Generalmente, al iniciar el día; la mayoría de nosotros enseguida activa el piloto automático para comenzar a hacer nuestras mil y un tareas. A lo largo de esas horas, ni siquiera imaginamos la hermosa, precisa y compleja coreografía que nuestro cerebro coordina para que cada uno de los movimientos que estamos realizando sea posible.
Por ejemplo, algo tan sencillo como lavarnos los dientes.
Hace casi cuatro años una mañana encontré con que ya no podía hacerlo. Mi cerebro dictaba: «–Mano, mueve el cepillo» y la mano, como si nada. Rápidamente comencé a advertir como mi muñeca izquierda se volvía cada vez más insumisa.
Acudí al médico, quien supuso era un nervio oprimido y me recetó un tratamiento. Pero pasaron los meses, y la mano continuaba con su rebeldía adolescente: ya no me permitía manejar el ratón de la computadora (u ordenador si me leéis en la Madre Patria), y después comenzó a ser cada vez más difícil escribir y usar los cubiertos. Sin saber cómo, mi mano se estaba convirtiendo en algo ajeno.
Así empezó este viaje.
Esto me lleva a reflexionar en cuántas cosas de la vida no están garantizadas, y en realidad son pequeños regalos que recibimos cada momento sin advertir su gran valor.
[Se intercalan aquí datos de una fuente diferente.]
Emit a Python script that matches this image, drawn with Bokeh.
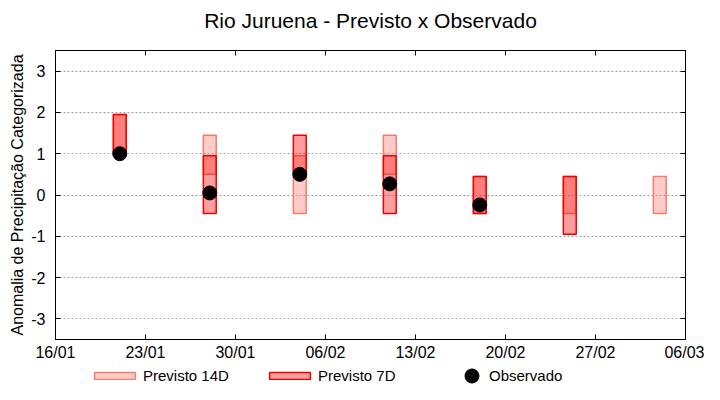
import pandas as pd
from bokeh.plotting import figure
from bokeh.layouts import column
from bokeh.models import (Range1d, FixedTicker, DatetimeTickFormatter, LinearAxis,
                          DatetimeAxis, Legend, LegendItem, ColumnDataSource, Label)
from bokeh.core.properties import value
from bokeh.embed import file_html
from bokeh.resources import INLINE

# ---------------- data ----------------
dates_14d = ["2023-01-21", "2023-01-28", "2023-02-04", "2023-02-11", "2023-02-18", "2023-02-25", "2023-03-04"]
p14_low = [1.0, 0.5, -0.45, 0.5, -0.45, -0.45, -0.45]
p14_high = [1.95, 1.45, 0.95, 1.45, 0.45, 0.45, 0.45]

dates_7d = ["2023-01-21", "2023-01-28", "2023-02-04", "2023-02-11", "2023-02-18", "2023-02-25"]
p7_low = [1.0, -0.45, 0.5, -0.45, -0.45, -0.95]
p7_high = [1.95, 0.95, 1.45, 0.95, 0.45, 0.45]

dates_obs = ["2023-01-21", "2023-01-28", "2023-02-04", "2023-02-11", "2023-02-18"]
observado = [1.0, 0.05, 0.5, 0.27, -0.24]

xtick_dates = ["2023-01-16", "2023-01-23", "2023-01-30", "2023-02-06", "2023-02-13",
               "2023-02-20", "2023-02-27", "2023-03-06"]
yticks = [-3, -2, -1, 0, 1, 2, 3]

title = "Rio Juruena - Previsto x Observado"
ylabel = "Anomalia de Precipitação Categorizada"
legend_labels = ["Previsto 14D", "Previsto 7D", "Observado"]
FONT = "Liberation Sans"

# ---------------- sources ----------------
half = pd.Timedelta(days=1) / 2


def ms(ts):
    return pd.Timestamp(ts).value / 1e6


s14 = ColumnDataSource(dict(
    left=[pd.Timestamp(d) - half for d in dates_14d],
    right=[pd.Timestamp(d) + half for d in dates_14d],
    bottom=p14_low, top=p14_high))
s7 = ColumnDataSource(dict(
    left=[pd.Timestamp(d) - half for d in dates_7d],
    right=[pd.Timestamp(d) + half for d in dates_7d],
    bottom=p7_low, top=p7_high))
sobs = ColumnDataSource(dict(x=[pd.Timestamp(d) for d in dates_obs], y=observado))

STYLE14 = dict(fill_color="#fa8072", fill_alpha=0.4, line_color="#f47c6e", line_width=1.5)
STYLE7 = dict(fill_color="#ff0000", fill_alpha=0.38, line_color="#ee0000", line_width=1.5)
STYLEOBS = dict(size=14, marker="circle", fill_color="black", line_color="black")

xrange = Range1d(pd.Timestamp(xtick_dates[0]), pd.Timestamp(xtick_dates[-1]))


def strip(height):
    f = figure(width=704, height=height, output_backend="svg", toolbar_location=None,
               x_axis_type="datetime", x_range=xrange, y_range=Range1d(0, 1),
               x_axis_location=None, y_axis_location=None,
               min_border_left=0, min_border_right=0, min_border_top=0, min_border_bottom=0)
    f.outline_line_color = None
    f.grid.visible = False
    f.background_fill_color = "white"
    f.border_fill_color = "white"
    return f


# ---------------- title strip ----------------
top = strip(40)
top.add_layout(Label(x=(ms(xtick_dates[0]) + ms(xtick_dates[-1])) / 2, y=0.5,
                     x_units="data", y_units="data", text=title,
                     text_font=FONT, text_font_size="21px", text_color="#000000",
                     text_align="center", text_baseline="middle"))

# ---------------- main plot ----------------
p = figure(width=704, height=326, output_backend="svg", toolbar_location=None,
           x_axis_type="datetime", x_range=xrange, y_range=Range1d(-3.5, 3.5),
           min_border_left=55, min_border_right=19, min_border_top=10, min_border_bottom=27)

p.outline_line_color = "black"
p.outline_line_width = 1
p.background_fill_color = "white"
p.border_fill_color = "white"

xticker = FixedTicker(ticks=[ms(d) for d in xtick_dates])
yticker = FixedTicker(ticks=yticks)

for ax in p.xaxis:
    ax.ticker = xticker
    ax.formatter = DatetimeTickFormatter(days="%d/%m", months="%d/%m")
for ax in p.yaxis:
    ax.ticker = yticker
    ax.axis_label = ylabel
    ax.major_label_overrides = {t: str(t) for t in yticks}  # plain hyphen-minus

for ax in list(p.xaxis) + list(p.yaxis):
    ax.major_tick_in = 5
    ax.major_tick_out = 0
    ax.minor_tick_line_color = None
    ax.axis_line_color = "black"
    ax.major_tick_line_color = "black"
    ax.major_label_text_font = FONT
    ax.major_label_text_font_size = "16px"
    ax.major_label_text_color = "#000000"
    ax.axis_label_text_font = FONT
    ax.axis_label_text_font_size = "16px"
    ax.axis_label_text_font_style = "normal"
    ax.axis_label_text_color = "#000000"
p.xaxis.major_label_standoff = 4
p.yaxis.major_label_standoff = 10
p.yaxis.axis_label_standoff = 2

# mirror axes: ticks only, labels not drawn
mirror = dict(major_tick_in=5, major_tick_out=0, minor_tick_line_color=None,
              major_label_text_color=None, major_label_text_font_size="1px",
              major_label_standoff=0, axis_line_color="black")
p.add_layout(LinearAxis(ticker=yticker, **mirror), "right")
p.add_layout(DatetimeAxis(ticker=xticker, **mirror), "above")

p.xgrid.grid_line_color = None
p.ygrid.ticker = yticker
p.ygrid.grid_line_color = "#a0a0a0"
p.ygrid.grid_line_dash = "2 2"
p.ygrid.grid_line_width = 1

p.quad(left="left", right="right", bottom="bottom", top="top", source=s14, **STYLE14)
p.quad(left="left", right="right", bottom="bottom", top="top", source=s7, **STYLE7)
p.scatter(x="x", y="y", source=sobs, **STYLEOBS)

# ---------------- legend strip ----------------
leg = strip(18)
leg.y_range = Range1d(100, 101)
g14 = leg.quad(left="left", right="right", bottom="bottom", top="top", source=s14, **STYLE14)
g7 = leg.quad(left="left", right="right", bottom="bottom", top="top", source=s7, **STYLE7)
gobs = leg.scatter(x="x", y="y", source=sobs, **STYLEOBS)


def mk_legend(r, text, loc, gw, gh, standoff):
    return Legend(items=[LegendItem(label=value(text), renderers=[r])], location=loc,
                  glyph_width=gw, glyph_height=gh, label_standoff=standoff,
                  padding=0, margin=0, spacing=0, border_line_color=None,
                  background_fill_alpha=0, label_text_font=FONT, label_text_font_size="15px",
                  label_text_color="#000000", label_height=9, label_width=1)


# locations are relative to the (aligned) strip frame, which starts at the main frame's left
leg.add_layout(mk_legend(g14, legend_labels[0], (34, 0), 51, 9, 3))
leg.add_layout(mk_legend(g7, legend_labels[1], (209, 0), 51, 9, 3))
leg.add_layout(mk_legend(gobs, legend_labels[2], (399, -8.5), 35, 35, 0))

layout = column(top, p, leg, spacing=0)
open("out.html", "w").write(file_html(layout, INLINE))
Por ejemplo, algo tan maravilloso como poder usar un cepillo de dientes.
Esta tarde de otoño, reducido al pequeño espacio de mi casa, observo como la luz que se filtra por la persiana pinta de oro los objetos en mi mesa mientras Tchaikovsky suena y logro teclear nuevamente con mi mano desobediente, pulsando cada letra con un corazón feliz y pleno de gratitud por lo que tengo aquí y ahora, que es en realidad muchísimo.

Que bien escribes querido Robert, me atrapa tu forma de hacerlo con cosas tan sencillas, las vuelves profundas.